» **RECORDED DATA**

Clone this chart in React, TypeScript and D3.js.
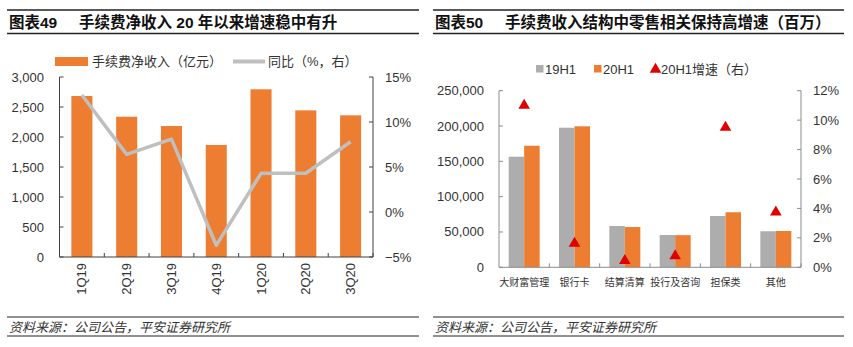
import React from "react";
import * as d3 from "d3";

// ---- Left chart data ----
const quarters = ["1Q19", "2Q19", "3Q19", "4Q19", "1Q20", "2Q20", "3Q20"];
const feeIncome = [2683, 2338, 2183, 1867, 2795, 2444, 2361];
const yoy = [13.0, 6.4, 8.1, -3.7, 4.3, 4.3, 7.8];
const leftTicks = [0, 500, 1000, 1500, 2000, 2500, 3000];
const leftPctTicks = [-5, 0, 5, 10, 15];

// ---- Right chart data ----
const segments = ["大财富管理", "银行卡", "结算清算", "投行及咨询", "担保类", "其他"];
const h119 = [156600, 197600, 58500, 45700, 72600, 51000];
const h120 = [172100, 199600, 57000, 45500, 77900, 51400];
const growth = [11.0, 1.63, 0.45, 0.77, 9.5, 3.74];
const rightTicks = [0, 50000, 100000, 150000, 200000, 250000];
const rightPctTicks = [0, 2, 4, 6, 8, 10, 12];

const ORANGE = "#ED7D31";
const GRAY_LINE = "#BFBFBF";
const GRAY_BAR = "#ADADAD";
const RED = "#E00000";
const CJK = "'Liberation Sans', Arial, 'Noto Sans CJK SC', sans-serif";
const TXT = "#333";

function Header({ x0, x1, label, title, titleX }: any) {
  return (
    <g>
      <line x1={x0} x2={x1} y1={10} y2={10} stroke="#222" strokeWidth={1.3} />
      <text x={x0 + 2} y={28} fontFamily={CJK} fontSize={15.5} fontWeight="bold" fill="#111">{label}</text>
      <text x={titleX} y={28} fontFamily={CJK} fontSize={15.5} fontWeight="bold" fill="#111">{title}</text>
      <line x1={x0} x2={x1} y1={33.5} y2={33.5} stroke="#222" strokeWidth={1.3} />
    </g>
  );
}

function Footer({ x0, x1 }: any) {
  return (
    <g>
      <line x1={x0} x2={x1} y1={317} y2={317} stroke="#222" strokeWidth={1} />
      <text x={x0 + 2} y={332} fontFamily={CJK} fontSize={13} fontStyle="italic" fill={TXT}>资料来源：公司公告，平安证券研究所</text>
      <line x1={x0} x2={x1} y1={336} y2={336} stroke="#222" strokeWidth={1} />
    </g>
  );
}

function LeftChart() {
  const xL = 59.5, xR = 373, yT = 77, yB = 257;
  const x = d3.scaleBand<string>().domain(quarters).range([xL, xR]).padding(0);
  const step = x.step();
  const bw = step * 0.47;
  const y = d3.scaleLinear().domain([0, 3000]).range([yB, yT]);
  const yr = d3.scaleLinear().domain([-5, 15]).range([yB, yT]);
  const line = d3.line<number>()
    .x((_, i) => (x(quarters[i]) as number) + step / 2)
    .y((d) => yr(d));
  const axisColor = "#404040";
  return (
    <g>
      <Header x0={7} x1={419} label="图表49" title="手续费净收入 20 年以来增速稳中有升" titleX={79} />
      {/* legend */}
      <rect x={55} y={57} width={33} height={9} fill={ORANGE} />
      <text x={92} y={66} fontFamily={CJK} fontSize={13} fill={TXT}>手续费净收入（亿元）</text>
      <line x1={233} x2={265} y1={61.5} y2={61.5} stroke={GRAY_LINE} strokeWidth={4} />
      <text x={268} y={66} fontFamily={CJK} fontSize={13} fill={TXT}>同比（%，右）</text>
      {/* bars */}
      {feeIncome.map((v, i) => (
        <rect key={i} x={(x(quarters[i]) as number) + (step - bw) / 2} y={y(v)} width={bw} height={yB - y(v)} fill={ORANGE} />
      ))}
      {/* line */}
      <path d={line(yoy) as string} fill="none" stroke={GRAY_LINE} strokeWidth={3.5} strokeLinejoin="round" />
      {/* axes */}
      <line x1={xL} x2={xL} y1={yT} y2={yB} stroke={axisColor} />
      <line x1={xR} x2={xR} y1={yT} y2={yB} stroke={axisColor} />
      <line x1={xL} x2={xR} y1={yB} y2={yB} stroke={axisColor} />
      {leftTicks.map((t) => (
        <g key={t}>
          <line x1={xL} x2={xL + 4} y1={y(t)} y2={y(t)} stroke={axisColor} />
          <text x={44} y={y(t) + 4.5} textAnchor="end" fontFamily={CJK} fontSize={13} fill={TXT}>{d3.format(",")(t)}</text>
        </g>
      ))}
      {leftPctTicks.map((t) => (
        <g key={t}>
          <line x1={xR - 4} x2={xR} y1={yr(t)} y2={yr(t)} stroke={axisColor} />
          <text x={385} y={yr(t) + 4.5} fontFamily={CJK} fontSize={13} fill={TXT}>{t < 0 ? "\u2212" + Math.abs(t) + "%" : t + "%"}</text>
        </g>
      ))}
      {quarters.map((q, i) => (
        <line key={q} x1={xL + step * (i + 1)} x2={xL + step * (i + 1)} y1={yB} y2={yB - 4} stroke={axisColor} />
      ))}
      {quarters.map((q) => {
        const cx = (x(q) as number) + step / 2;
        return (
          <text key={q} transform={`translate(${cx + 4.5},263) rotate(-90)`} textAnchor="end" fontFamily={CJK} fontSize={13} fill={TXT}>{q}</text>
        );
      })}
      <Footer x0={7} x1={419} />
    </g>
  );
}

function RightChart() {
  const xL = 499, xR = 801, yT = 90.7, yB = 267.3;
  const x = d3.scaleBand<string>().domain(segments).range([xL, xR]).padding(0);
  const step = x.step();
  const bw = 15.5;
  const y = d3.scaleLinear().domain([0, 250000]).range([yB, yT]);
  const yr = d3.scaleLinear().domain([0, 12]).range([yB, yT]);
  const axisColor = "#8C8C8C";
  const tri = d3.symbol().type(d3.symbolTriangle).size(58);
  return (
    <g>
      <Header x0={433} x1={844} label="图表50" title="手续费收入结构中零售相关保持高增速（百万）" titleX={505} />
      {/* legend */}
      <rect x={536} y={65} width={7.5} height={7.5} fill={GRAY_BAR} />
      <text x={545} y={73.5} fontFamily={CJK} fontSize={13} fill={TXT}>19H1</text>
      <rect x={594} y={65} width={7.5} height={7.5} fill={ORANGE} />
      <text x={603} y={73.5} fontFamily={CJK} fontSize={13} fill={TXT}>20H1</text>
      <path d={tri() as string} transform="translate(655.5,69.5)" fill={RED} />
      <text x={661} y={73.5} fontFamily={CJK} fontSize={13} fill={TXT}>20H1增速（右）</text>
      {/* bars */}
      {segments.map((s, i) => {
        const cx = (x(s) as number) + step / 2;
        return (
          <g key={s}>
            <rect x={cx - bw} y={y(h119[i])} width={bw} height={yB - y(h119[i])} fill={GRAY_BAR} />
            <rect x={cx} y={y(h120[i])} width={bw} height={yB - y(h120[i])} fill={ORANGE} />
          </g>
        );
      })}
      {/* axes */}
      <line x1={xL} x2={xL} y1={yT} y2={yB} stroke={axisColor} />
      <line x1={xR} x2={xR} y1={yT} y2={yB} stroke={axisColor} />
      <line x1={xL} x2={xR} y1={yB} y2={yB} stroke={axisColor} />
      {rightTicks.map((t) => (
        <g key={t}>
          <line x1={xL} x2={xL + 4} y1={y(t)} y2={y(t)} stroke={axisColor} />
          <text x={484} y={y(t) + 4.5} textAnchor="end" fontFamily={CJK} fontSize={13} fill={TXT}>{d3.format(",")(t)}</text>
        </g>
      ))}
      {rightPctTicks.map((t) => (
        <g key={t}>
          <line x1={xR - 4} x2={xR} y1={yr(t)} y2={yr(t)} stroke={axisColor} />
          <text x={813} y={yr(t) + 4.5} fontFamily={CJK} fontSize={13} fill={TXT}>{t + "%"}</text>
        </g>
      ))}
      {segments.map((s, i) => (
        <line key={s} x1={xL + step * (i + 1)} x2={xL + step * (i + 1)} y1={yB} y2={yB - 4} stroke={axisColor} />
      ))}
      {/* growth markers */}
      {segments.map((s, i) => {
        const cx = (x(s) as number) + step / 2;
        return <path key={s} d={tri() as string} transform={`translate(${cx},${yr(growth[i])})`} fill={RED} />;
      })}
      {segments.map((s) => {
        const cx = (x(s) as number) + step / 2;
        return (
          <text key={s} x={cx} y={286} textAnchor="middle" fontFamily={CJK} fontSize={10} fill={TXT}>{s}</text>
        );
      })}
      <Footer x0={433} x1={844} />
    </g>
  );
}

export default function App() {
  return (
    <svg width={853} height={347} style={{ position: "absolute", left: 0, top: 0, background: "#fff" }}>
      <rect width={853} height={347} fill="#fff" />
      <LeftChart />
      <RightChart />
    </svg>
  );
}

» **EXERCISE INSTRUCTIONS**
Pictures are excluded; extract exactly the lines from the start of the data through the line that holds "const leftPctTicks = [-5, 0, 5, 10, 15];", both ends included.

» **RESULT OF THIS EXERCISE**
Clone this chart in React, TypeScript and D3.js.
import React from "react";
import * as d3 from "d3";

// ---- Left chart data ----
const quarters = ["1Q19", "2Q19", "3Q19", "4Q19", "1Q20", "2Q20", "3Q20"];
const feeIncome = [2683, 2338, 2183, 1867, 2795, 2444, 2361];
const yoy = [13.0, 6.4, 8.1, -3.7, 4.3, 4.3, 7.8];
const leftTicks = [0, 500, 1000, 1500, 2000, 2500, 3000];
const leftPctTicks = [-5, 0, 5, 10, 15];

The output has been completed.